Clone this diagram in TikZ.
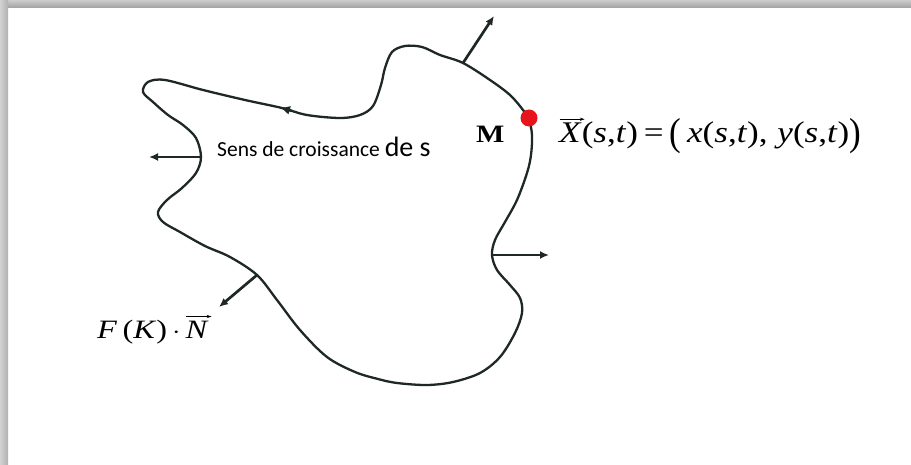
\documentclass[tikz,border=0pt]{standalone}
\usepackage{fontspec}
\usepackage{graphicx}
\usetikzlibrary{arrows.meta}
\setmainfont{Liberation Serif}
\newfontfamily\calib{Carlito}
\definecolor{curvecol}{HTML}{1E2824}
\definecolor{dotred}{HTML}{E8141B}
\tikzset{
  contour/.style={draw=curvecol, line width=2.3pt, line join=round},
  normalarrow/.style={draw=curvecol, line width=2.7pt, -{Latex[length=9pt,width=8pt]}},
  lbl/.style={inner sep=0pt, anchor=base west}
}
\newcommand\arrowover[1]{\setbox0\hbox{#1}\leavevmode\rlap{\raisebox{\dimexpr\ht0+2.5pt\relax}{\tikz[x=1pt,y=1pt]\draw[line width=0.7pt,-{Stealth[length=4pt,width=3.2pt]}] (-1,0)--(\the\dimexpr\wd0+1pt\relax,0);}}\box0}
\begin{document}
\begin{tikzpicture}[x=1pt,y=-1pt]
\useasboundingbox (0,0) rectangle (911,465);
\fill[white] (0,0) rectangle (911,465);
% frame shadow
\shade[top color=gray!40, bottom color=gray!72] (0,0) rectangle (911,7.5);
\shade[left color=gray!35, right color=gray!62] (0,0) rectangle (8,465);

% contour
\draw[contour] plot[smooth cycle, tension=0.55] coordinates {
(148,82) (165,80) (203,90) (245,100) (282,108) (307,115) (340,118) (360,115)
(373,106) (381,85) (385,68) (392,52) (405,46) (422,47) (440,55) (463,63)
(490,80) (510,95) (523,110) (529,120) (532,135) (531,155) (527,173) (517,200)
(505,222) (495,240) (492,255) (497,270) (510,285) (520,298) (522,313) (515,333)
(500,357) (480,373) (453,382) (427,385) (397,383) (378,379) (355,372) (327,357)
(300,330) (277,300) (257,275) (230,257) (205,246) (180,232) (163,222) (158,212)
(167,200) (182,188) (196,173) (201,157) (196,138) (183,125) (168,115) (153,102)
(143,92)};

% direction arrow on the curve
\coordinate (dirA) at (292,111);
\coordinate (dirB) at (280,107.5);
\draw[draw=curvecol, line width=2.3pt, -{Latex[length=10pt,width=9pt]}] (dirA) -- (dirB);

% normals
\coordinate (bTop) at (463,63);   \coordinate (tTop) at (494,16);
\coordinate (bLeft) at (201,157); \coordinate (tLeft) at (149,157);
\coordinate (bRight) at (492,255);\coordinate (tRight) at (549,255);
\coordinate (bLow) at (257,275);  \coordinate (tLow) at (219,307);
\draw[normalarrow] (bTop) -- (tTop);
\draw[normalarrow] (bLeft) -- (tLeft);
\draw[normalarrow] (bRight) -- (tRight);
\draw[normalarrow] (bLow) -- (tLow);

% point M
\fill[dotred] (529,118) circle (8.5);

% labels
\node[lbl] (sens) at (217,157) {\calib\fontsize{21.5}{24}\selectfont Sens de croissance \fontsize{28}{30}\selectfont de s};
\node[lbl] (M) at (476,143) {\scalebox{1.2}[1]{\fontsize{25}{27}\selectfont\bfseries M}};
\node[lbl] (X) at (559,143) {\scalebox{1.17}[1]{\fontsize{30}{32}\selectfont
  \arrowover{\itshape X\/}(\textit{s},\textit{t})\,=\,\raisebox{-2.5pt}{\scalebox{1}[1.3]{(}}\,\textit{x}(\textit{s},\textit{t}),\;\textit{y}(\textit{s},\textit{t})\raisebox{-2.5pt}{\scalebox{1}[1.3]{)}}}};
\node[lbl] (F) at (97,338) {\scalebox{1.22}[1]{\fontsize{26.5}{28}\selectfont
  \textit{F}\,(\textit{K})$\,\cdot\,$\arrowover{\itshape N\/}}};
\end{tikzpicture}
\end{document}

· · · ·

* Exercise objective
From the top of the listing above, repeat each line exactly until you reach the line containing "(dirA) -- (dirB);", and repeat that one too. Leave the pictures out.

* The result
Clone this diagram in TikZ.
\documentclass[tikz,border=0pt]{standalone}
\usepackage{fontspec}
\usepackage{graphicx}
\usetikzlibrary{arrows.meta}
\setmainfont{Liberation Serif}
\newfontfamily\calib{Carlito}
\definecolor{curvecol}{HTML}{1E2824}
\definecolor{dotred}{HTML}{E8141B}
\tikzset{
  contour/.style={draw=curvecol, line width=2.3pt, line join=round},
  normalarrow/.style={draw=curvecol, line width=2.7pt, -{Latex[length=9pt,width=8pt]}},
  lbl/.style={inner sep=0pt, anchor=base west}
}
\newcommand\arrowover[1]{\setbox0\hbox{#1}\leavevmode\rlap{\raisebox{\dimexpr\ht0+2.5pt\relax}{\tikz[x=1pt,y=1pt]\draw[line width=0.7pt,-{Stealth[length=4pt,width=3.2pt]}] (-1,0)--(\the\dimexpr\wd0+1pt\relax,0);}}\box0}
\begin{document}
\begin{tikzpicture}[x=1pt,y=-1pt]
\useasboundingbox (0,0) rectangle (911,465);
\fill[white] (0,0) rectangle (911,465);
% frame shadow
\shade[top color=gray!40, bottom color=gray!72] (0,0) rectangle (911,7.5);
\shade[left color=gray!35, right color=gray!62] (0,0) rectangle (8,465);

% contour
\draw[contour] plot[smooth cycle, tension=0.55] coordinates {
(148,82) (165,80) (203,90) (245,100) (282,108) (307,115) (340,118) (360,115)
(373,106) (381,85) (385,68) (392,52) (405,46) (422,47) (440,55) (463,63)
(490,80) (510,95) (523,110) (529,120) (532,135) (531,155) (527,173) (517,200)
(505,222) (495,240) (492,255) (497,270) (510,285) (520,298) (522,313) (515,333)
(500,357) (480,373) (453,382) (427,385) (397,383) (378,379) (355,372) (327,357)
(300,330) (277,300) (257,275) (230,257) (205,246) (180,232) (163,222) (158,212)
(167,200) (182,188) (196,173) (201,157) (196,138) (183,125) (168,115) (153,102)
(143,92)};

% direction arrow on the curve
\coordinate (dirA) at (292,111);
\coordinate (dirB) at (280,107.5);
\draw[draw=curvecol, line width=2.3pt, -{Latex[length=10pt,width=9pt]}] (dirA) -- (dirB);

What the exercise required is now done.